**The data**:
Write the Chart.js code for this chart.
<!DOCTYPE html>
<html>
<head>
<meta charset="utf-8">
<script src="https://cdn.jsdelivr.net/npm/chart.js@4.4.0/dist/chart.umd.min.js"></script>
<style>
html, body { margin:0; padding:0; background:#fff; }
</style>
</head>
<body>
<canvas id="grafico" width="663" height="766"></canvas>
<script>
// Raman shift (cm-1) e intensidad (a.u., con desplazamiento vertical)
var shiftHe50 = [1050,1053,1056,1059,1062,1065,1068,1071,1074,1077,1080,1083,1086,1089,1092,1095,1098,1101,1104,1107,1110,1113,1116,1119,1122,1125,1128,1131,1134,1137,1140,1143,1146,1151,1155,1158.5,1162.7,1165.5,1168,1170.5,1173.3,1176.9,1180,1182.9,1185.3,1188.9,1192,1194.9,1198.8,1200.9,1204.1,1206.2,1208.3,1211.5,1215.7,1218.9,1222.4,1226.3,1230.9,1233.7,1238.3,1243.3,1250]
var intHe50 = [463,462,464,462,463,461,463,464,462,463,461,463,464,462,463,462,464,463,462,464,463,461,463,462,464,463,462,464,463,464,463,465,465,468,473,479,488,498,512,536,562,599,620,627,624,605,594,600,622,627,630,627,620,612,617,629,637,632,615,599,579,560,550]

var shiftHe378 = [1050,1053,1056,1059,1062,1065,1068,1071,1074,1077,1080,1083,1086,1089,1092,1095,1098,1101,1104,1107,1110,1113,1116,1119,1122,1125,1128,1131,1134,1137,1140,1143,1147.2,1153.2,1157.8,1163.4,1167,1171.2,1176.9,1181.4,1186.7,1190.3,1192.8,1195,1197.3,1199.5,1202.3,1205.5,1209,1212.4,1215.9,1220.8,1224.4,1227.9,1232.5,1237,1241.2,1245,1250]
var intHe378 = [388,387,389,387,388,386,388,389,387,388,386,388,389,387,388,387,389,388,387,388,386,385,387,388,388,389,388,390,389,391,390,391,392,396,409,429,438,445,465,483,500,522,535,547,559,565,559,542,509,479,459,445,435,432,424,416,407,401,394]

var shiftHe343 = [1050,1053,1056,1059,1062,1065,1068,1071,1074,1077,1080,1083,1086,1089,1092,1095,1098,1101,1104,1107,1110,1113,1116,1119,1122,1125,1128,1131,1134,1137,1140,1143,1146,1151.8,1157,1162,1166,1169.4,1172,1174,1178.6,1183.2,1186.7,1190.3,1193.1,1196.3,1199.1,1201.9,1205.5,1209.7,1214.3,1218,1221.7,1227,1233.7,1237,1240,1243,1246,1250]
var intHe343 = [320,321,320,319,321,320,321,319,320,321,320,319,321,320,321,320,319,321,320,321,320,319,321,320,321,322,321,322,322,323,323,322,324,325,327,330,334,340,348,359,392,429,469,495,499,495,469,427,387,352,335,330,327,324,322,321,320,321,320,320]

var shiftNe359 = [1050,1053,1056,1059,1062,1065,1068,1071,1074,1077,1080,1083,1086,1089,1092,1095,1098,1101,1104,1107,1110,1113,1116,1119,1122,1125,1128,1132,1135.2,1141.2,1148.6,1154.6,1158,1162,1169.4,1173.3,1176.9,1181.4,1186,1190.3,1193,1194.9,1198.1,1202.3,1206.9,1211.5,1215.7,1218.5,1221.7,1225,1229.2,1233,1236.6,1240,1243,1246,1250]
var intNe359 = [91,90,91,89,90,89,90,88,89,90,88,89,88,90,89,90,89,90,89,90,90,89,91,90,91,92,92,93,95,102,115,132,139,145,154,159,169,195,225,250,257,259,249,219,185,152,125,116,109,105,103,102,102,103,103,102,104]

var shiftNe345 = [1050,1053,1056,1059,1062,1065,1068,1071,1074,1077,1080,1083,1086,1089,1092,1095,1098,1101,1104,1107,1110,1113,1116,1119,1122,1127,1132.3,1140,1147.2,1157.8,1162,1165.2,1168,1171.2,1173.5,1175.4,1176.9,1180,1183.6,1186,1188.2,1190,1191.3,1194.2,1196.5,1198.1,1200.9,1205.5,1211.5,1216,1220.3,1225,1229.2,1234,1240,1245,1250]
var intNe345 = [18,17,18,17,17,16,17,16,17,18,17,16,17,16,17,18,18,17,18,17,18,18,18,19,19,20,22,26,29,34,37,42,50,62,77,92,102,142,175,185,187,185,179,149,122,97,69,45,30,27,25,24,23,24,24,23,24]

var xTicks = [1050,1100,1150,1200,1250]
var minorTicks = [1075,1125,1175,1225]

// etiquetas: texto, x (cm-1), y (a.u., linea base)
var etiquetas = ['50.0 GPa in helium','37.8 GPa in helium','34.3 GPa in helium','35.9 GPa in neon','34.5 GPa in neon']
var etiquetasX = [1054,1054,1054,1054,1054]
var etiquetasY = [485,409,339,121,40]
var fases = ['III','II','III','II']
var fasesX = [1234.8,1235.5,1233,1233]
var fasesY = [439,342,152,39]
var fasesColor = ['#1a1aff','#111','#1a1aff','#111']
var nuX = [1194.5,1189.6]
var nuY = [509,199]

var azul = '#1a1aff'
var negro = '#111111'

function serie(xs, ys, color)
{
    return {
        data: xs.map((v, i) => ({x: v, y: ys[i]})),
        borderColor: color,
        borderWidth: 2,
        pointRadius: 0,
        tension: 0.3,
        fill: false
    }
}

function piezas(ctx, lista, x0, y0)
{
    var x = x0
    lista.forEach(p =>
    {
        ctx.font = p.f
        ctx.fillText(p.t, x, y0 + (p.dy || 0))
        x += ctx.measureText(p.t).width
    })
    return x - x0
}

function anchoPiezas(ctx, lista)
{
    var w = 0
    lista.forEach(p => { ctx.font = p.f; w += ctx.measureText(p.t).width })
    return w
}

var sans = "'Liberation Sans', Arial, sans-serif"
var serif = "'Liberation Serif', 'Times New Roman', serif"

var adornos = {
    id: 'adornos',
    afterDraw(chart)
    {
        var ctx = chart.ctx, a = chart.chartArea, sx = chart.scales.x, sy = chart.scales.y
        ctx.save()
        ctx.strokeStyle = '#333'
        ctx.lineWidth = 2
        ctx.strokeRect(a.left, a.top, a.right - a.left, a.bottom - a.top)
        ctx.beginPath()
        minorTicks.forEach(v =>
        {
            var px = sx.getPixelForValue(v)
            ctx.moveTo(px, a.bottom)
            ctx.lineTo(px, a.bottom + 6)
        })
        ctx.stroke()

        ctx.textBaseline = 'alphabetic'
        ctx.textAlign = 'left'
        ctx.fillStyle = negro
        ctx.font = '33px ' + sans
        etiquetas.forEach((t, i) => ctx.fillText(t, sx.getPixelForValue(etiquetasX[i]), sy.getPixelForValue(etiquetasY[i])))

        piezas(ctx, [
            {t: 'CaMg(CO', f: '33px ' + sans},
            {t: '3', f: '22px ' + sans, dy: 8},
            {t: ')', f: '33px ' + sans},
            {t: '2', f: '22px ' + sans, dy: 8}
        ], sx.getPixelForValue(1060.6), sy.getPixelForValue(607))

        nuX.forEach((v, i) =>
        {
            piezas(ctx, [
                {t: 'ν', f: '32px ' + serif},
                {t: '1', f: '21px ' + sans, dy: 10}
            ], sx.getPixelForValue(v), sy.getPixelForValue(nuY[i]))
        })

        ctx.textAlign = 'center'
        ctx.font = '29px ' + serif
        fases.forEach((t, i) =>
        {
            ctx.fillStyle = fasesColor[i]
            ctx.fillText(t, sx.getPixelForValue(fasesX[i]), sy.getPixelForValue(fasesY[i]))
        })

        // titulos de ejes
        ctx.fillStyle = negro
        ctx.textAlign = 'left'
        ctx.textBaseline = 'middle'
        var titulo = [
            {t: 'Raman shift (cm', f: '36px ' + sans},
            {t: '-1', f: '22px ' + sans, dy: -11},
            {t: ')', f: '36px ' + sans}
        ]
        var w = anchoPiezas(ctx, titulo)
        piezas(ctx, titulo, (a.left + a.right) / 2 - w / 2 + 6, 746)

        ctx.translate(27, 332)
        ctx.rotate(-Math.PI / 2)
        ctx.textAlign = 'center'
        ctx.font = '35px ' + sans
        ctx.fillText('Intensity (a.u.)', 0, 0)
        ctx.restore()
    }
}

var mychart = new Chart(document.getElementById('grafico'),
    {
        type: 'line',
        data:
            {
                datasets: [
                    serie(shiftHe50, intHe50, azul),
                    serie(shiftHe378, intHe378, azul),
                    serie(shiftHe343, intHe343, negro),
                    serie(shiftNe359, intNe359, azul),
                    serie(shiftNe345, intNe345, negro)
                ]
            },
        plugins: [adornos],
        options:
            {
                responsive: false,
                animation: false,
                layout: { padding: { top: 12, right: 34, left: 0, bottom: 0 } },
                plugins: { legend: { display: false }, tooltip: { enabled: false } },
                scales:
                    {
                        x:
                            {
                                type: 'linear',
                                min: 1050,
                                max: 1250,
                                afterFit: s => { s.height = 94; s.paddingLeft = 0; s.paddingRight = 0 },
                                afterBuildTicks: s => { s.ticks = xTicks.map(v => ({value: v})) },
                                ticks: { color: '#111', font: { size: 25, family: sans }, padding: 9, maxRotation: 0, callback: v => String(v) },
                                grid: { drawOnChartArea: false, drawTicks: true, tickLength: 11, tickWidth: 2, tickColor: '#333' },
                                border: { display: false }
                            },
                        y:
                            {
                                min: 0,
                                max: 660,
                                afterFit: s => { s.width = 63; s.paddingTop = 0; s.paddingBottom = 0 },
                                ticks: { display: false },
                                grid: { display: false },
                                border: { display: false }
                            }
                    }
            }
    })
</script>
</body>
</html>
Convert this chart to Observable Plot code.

**Work to be completed**:
In the entries above, find each line with the word "code" and show it.

**Response to this exercise**:
Write the Chart.js code for this chart.
Convert this chart to Observable Plot code.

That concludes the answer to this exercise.